**Supplied data**
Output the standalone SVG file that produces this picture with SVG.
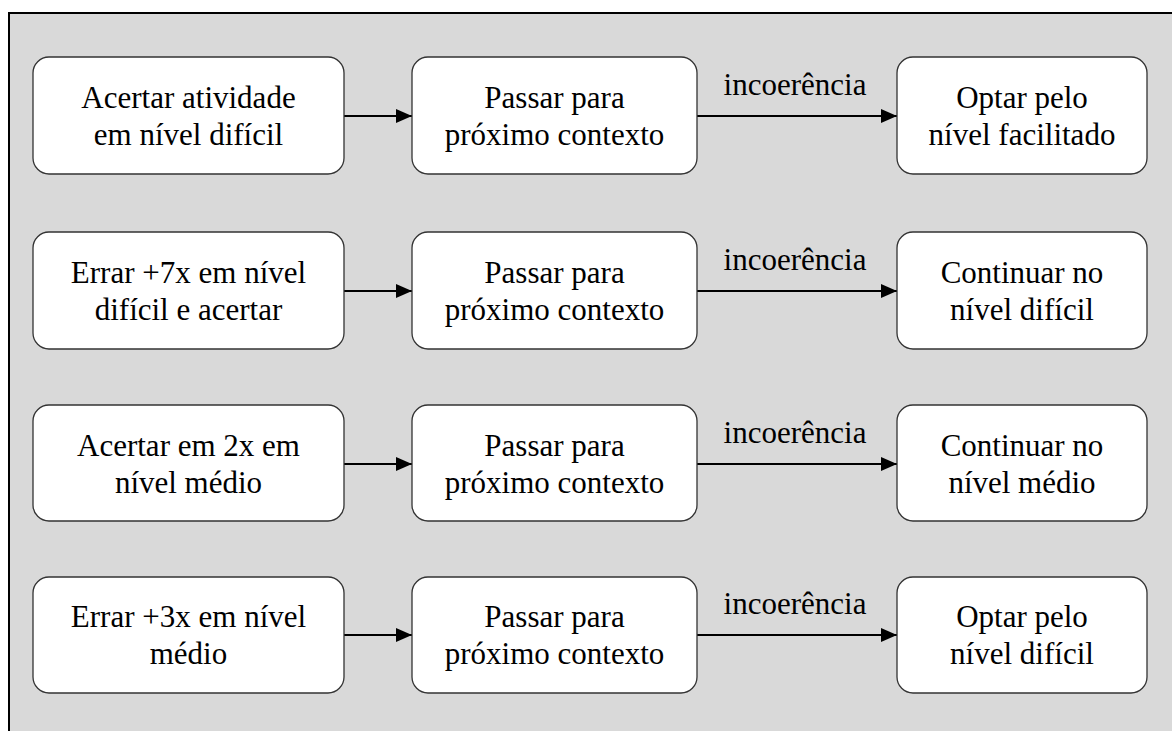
<svg xmlns="http://www.w3.org/2000/svg" width="1172" height="731" viewBox="0 0 1172 731" font-family="Liberation Serif, Times New Roman, DejaVu Serif, serif">
<style>
.bg{fill:#d9d9d9;stroke:#000;stroke-width:2}
.n{fill:#fff;stroke:#333;stroke-width:1.3}
.t{font-size:31px;fill:#000;text-anchor:middle}
.c{stroke:#000;stroke-width:2;fill:none;marker-end:url(#ah)}
</style>
<defs>
<marker id="ah" viewBox="0 0 16 14" refX="16" refY="7" markerWidth="16" markerHeight="14" markerUnits="userSpaceOnUse" orient="auto">
<path d="M0,0 L16,7 L0,14 z" fill="#000"/>
</marker>
</defs>
<rect class="bg" x="9" y="13" width="1200" height="760"/>
<g id="connectors">
<line class="c" x1="344" y1="116" x2="412" y2="116"/>
<line class="c" x1="697" y1="116" x2="897" y2="116"/>
<text class="t" x="795" y="95">incoerência</text>
<line class="c" x1="344" y1="291" x2="412" y2="291"/>
<line class="c" x1="697" y1="291" x2="897" y2="291"/>
<text class="t" x="795" y="270">incoerência</text>
<line class="c" x1="344" y1="464" x2="412" y2="464"/>
<line class="c" x1="697" y1="464" x2="897" y2="464"/>
<text class="t" x="795" y="443">incoerência</text>
<line class="c" x1="344" y1="635" x2="412" y2="635"/>
<line class="c" x1="697" y1="635" x2="897" y2="635"/>
<text class="t" x="795" y="614">incoerência</text>
</g>
<g id="n1a"><rect class="n" x="33" y="57" width="311" height="117" rx="16"/><text class="t" x="188.5" y="108">Acertar atividade</text><text class="t" x="188.5" y="145">em nível difícil</text></g>
<g id="n1b"><rect class="n" x="412" y="57" width="285" height="117" rx="16"/><text class="t" x="554.5" y="108">Passar para</text><text class="t" x="554.5" y="145">próximo contexto</text></g>
<g id="n1c"><rect class="n" x="897" y="57" width="250" height="117" rx="16"/><text class="t" x="1022" y="108">Optar pelo</text><text class="t" x="1022" y="145">nível facilitado</text></g>
<g id="n2a"><rect class="n" x="33" y="232" width="311" height="117" rx="16"/><text class="t" x="188.5" y="283">Errar +7x em nível</text><text class="t" x="188.5" y="320">difícil e acertar</text></g>
<g id="n2b"><rect class="n" x="412" y="232" width="285" height="117" rx="16"/><text class="t" x="554.5" y="283">Passar para</text><text class="t" x="554.5" y="320">próximo contexto</text></g>
<g id="n2c"><rect class="n" x="897" y="232" width="250" height="117" rx="16"/><text class="t" x="1022" y="283">Continuar no</text><text class="t" x="1022" y="320">nível difícil</text></g>
<g id="n3a"><rect class="n" x="33" y="405" width="311" height="116" rx="16"/><text class="t" x="188.5" y="456">Acertar em 2x em</text><text class="t" x="188.5" y="493">nível médio</text></g>
<g id="n3b"><rect class="n" x="412" y="405" width="285" height="116" rx="16"/><text class="t" x="554.5" y="456">Passar para</text><text class="t" x="554.5" y="493">próximo contexto</text></g>
<g id="n3c"><rect class="n" x="897" y="405" width="250" height="116" rx="16"/><text class="t" x="1022" y="456">Continuar no</text><text class="t" x="1022" y="493">nível médio</text></g>
<g id="n4a"><rect class="n" x="33" y="577" width="311" height="116" rx="16"/><text class="t" x="188.5" y="627">Errar +3x em nível</text><text class="t" x="188.5" y="664">médio</text></g>
<g id="n4b"><rect class="n" x="412" y="577" width="285" height="116" rx="16"/><text class="t" x="554.5" y="627">Passar para</text><text class="t" x="554.5" y="664">próximo contexto</text></g>
<g id="n4c"><rect class="n" x="897" y="577" width="250" height="116" rx="16"/><text class="t" x="1022" y="627">Optar pelo</text><text class="t" x="1022" y="664">nível difícil</text></g>
</svg>
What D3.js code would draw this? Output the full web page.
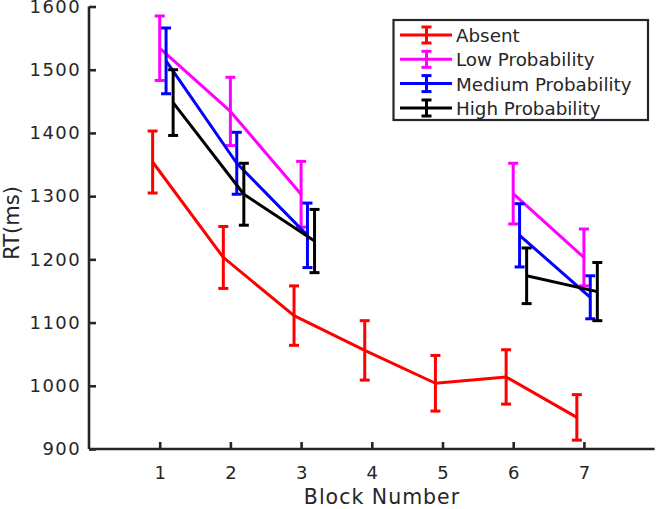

**Exercise prompt**
Identify each line holding the string "this", and copy it out.

**Solution to the exercise**
Output the standalone SVG file that produces this picture with SVG.
What D3.js code would draw this? Output the full web page.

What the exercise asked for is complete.